At the beginning of this month, the U.S. Food and Drug Administration (FDA) authorized Gilead Sciences's (GILD 0.28%) remdesivir for the treatment of severely ill COVID-19 patients. Currently, remdesivir is the first drug authorized for the disease that has demonstrated efficacy in placebo-controlled, phase 3 clinical trials. 

While most are excited about the potential relief Gilead could bring to COVID-19 patients, a group of smart investors has argued that the company itself is a poor investment opportunity due to an overlooked detail in remdesivir's data. Believe it or not, these individuals actually present a very good case. Let's see why. 

What the skeptics are saying

The gist of skepticism surrounding remdesivir's success seems to stem from a question asked by a Bank of America analyst during Gilead's recent earnings call:

Just want to say great job for the whole team really for remdesivir development. A couple of points here on COVID-19. Have you guys looked at other [nucleotides] for earlier-stage patients? I know you guys have a lot that is there that could be more applicable to some mild to moderate patients. 

Doctors holding a conferecne about treatment of the coronavirus.

Image source: Getty Images.

Well, that is a good question, because to date, remdesivir has only been tested in patients with severe symptoms or those who are critically ill after being infected with the coronavirus. Gilead's management responded to the question by simply reiterating the fact that it was testing its most promising COVID-19 candidate, remdesivir, in patients with moderate symptoms.

This brings us to the main point: The drug's efficacy has not yet been confirmed in patients who develop only mild or moderate symptoms -- that is, who are neither hypoxic (with an absence of oxygen) nor requiring oxygen support or ventilation.

What about the milder cases?

It is now well known that seniors and those who are immunocompromised are most at risk of being hospitalized from the coronavirus. Recently, data has shown that in the U.S., no more than 2.5 individuals out of 100,000 people up to age 49 in the general population will require hospitalization after becoming infected with the coronavirus. However, the hospitalization rates jump to between 7.4 and 17.2 per 100,000 individuals 50 or older in the general population. 
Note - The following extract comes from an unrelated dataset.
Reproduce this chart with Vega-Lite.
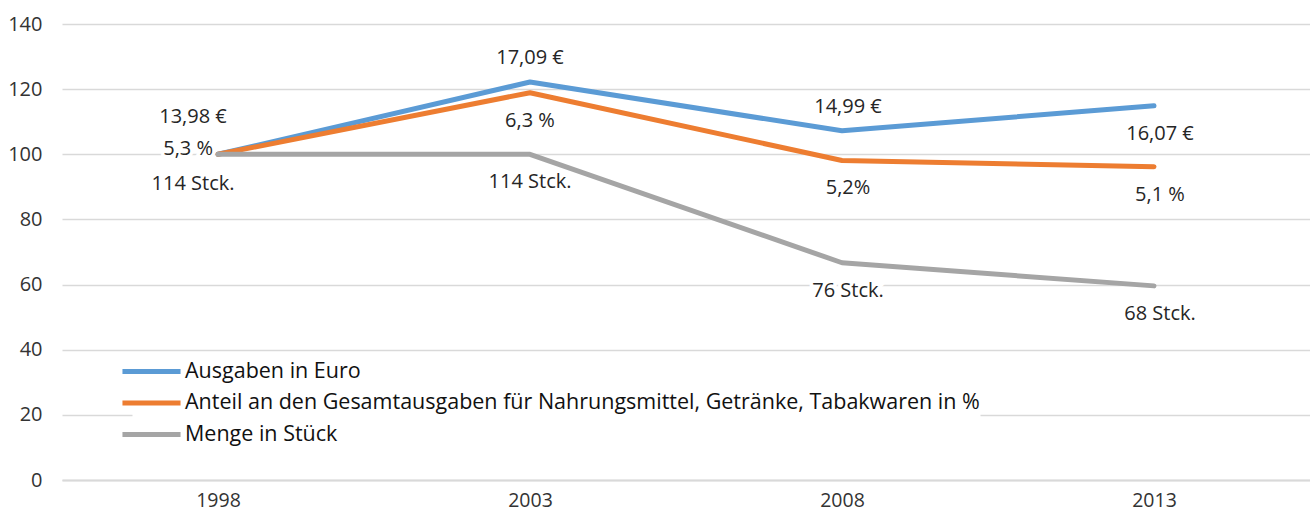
{
  "$schema": "https://vega.github.io/schema/vega-lite/v6.json",
  "width": 1248,
  "height": 456,
  "autosize": {"type": "none"},
  "padding": {"left": 62, "top": 24, "right": 0, "bottom": 33},
  "config": {
    "view": {"stroke": null},
    "font": "Open Sans",
    "text": {"font": "Open Sans"}
  },
  "data": {
    "values": [
      {"year": "1998", "series": "Ausgaben in Euro", "value": 100, "label": "13,98 €", "pos": "lo"},
      {"year": "2003", "series": "Ausgaben in Euro", "value": 122.2, "label": "17,09 €", "pos": "o"},
      {"year": "2008", "series": "Ausgaben in Euro", "value": 107.2, "label": "14,99 €", "pos": "o"},
      {"year": "2013", "series": "Ausgaben in Euro", "value": 114.9, "label": "16,07 €", "pos": "u"},
      {"year": "1998", "series": "Anteil an den Gesamtausgaben für Nahrungsmittel, Getränke, Tabakwaren in %", "value": 100, "label": "5,3 %", "pos": "l"},
      {"year": "2003", "series": "Anteil an den Gesamtausgaben für Nahrungsmittel, Getränke, Tabakwaren in %", "value": 118.9, "label": "6,3 %", "pos": "u"},
      {"year": "2008", "series": "Anteil an den Gesamtausgaben für Nahrungsmittel, Getränke, Tabakwaren in %", "value": 98.1, "label": "5,2%", "pos": "u"},
      {"year": "2013", "series": "Anteil an den Gesamtausgaben für Nahrungsmittel, Getränke, Tabakwaren in %", "value": 96.2, "label": "5,1 %", "pos": "u"},
      {"year": "1998", "series": "Menge in Stück", "value": 100, "label": "114 Stck.", "pos": "lu"},
      {"year": "2003", "series": "Menge in Stück", "value": 100, "label": "114 Stck.", "pos": "u"},
      {"year": "2008", "series": "Menge in Stück", "value": 66.7, "label": "76 Stck.", "pos": "u"},
      {"year": "2013", "series": "Menge in Stück", "value": 59.6, "label": "68 Stck.", "pos": "u"}
    ]
  },
  "encoding": {
    "x": {
      "field": "year",
      "type": "ordinal",
      "scale": {"type": "point", "padding": 0.5},
      "axis": {
        "title": null,
        "labelAngle": 0,
        "labelFontSize": 19.5,
        "labelColor": "#333333",
        "labelPadding": 11,
        "ticks": false,
        "domainColor": "#D9D9D9",
        "domainWidth": 2,
        "grid": false
      }
    },
    "y": {
      "field": "value",
      "type": "quantitative",
      "scale": {"domain": [0, 140], "nice": false, "zero": true},
      "axis": {
        "title": null,
        "values": [0, 20, 40, 60, 80, 100, 120, 140],
        "labelFontSize": 20,
        "labelColor": "#333333",
        "labelPadding": 20,
        "ticks": false,
        "domain": false,
        "gridColor": "#D9D9D9",
        "gridWidth": 1.5
      }
    }
  },
  "layer": [
    {
      "mark": {"type": "line", "strokeWidth": 5, "strokeCap": "round", "strokeJoin": "round"},
      "encoding": {
        "color": {
          "field": "series",
          "type": "nominal",
          "sort": ["Ausgaben in Euro", "Anteil an den Gesamtausgaben für Nahrungsmittel, Getränke, Tabakwaren in %", "Menge in Stück"],
          "scale": {
            "domain": ["Ausgaben in Euro", "Anteil an den Gesamtausgaben für Nahrungsmittel, Getränke, Tabakwaren in %", "Menge in Stück"],
            "range": ["#5B9BD5", "#ED7D31", "#A5A5A5"]
          },
          "legend": {
            "title": null,
            "orient": "none",
            "legendX": 70.5,
            "legendY": 328.5,
            "fillColor": "white",
            "padding": 0,
            "symbolType": "M-1.76,0H1.76",
            "symbolSize": 1089,
            "symbolStrokeWidth": 5,
            "symbolStrokeCap": "round",
            "labelFontSize": 21.5,
            "labelColor": "#111111",
            "labelOffset": 14.5,
            "labelLimit": 1000,
            "rowPadding": 1.5
          }
        },
        "order": {"field": "year"}
      }
    },
    {
      "mark": {
        "type": "text",
        "fontSize": 20,
        "baseline": "middle",
        "stroke": "white",
        "strokeWidth": 7,
        "fill": "white",
        "align": {"expr": "datum.pos == 'l' ? 'right' : 'center'"},
        "dx": {"expr": "datum.pos == 'lo' || datum.pos == 'lu' ? -25 : datum.pos == 'l' ? -5 : datum.year == '2003' ? 0 : 6"},
        "dy": {"expr": "datum.pos == 'o' ? -24 : datum.pos == 'lo' ? -37 : datum.pos == 'l' ? -5 : datum.pos == 'lu' ? 30 : 28"}
      },
      "encoding": {"text": {"field": "label"}}
    },
    {
      "mark": {
        "type": "text",
        "fontSize": 20,
        "baseline": "middle",
        "fill": "#262626",
        "align": {"expr": "datum.pos == 'l' ? 'right' : 'center'"},
        "dx": {"expr": "datum.pos == 'lo' || datum.pos == 'lu' ? -25 : datum.pos == 'l' ? -5 : datum.year == '2003' ? 0 : 6"},
        "dy": {"expr": "datum.pos == 'o' ? -24 : datum.pos == 'lo' ? -37 : datum.pos == 'l' ? -5 : datum.pos == 'lu' ? 30 : 28"}
      },
      "encoding": {"text": {"field": "label"}}
    }
  ]
}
This poses a limitation for remdesivir, because the drug demonstrated a moderate reduction -- 31% -- in time to recovery and a small survival benefit of 3.6% (which has not yet reached statistical significance) in COVID-19 patients who are severely ill. Because the benefit isn't very large, it may disappear entirely when given to healthier patients who can rely on their own immune systems to combat the virus. 

Another financial risk ahead for remdesivir is the phenomenal speed at which vaccines are being developed. It took three years for a vaccine to enter phase 1 clinical trials when the SARS-CoV-1 pandemic swept the world between 2003 and 2004. However, biotech companies such as Moderna (MRNA 3.01%) have seen their COVID-19 vaccines release interim phase 1 results much more quickly -- as few as two months after the World Health Organization declared the disease a pandemic. Moderna specifically is planning mass production of its vaccine by next year if it's successful in human trials.

If a vaccine becomes available and widespread, then remdesivir's only benefit would as a treatment for COVID-19 in those who develop severe symptoms and are too far along for a vaccine to be effective. In this scenario, there would no doubt be a dramatic reduction in demand. 

To make the drug's financial case worse, Gilead has licensed rights to manufacture remdesivir to generic pharmaceutical companies in more than 120 countries. The company has chosen to waive all royalties on the drug's sales until the pandemic subsides, a competitor treatment comes out, or a vaccine is developed. 

There is no doubt a lot of hype surrounding remdesivir's financial opportunity. Some analysts are predicting it will generate billions in revenue based on estimates that a fair price for the drug can be as high as $4,460 for one course of treatment. On the other hand, these estimates may be a little too rosy.

Takeaways for investors

First of all, the company is giving away intellectual property rights to the drug essentially free of charge to many countries in the world, and has pledged to donate at least 1.5 million doses. Second, if a vaccine is developed in time, then sales of remdesivir will plunge drastically. It is very likely remdesivir will generate a one-time cash flow for Gilead, then be forgotten again as other, more effective treatments take the stage.

I think Gilead is a solid buy for what the rest of its pipeline can provide. But for investors who are interested in buying it only for the sake of its coronavirus treatment, now is simply not the time. At the very least, before starting a position in the stock, it's best to wait until the end of the month for clinical trial results for remdesivir in moderately ill COVID-19 patients.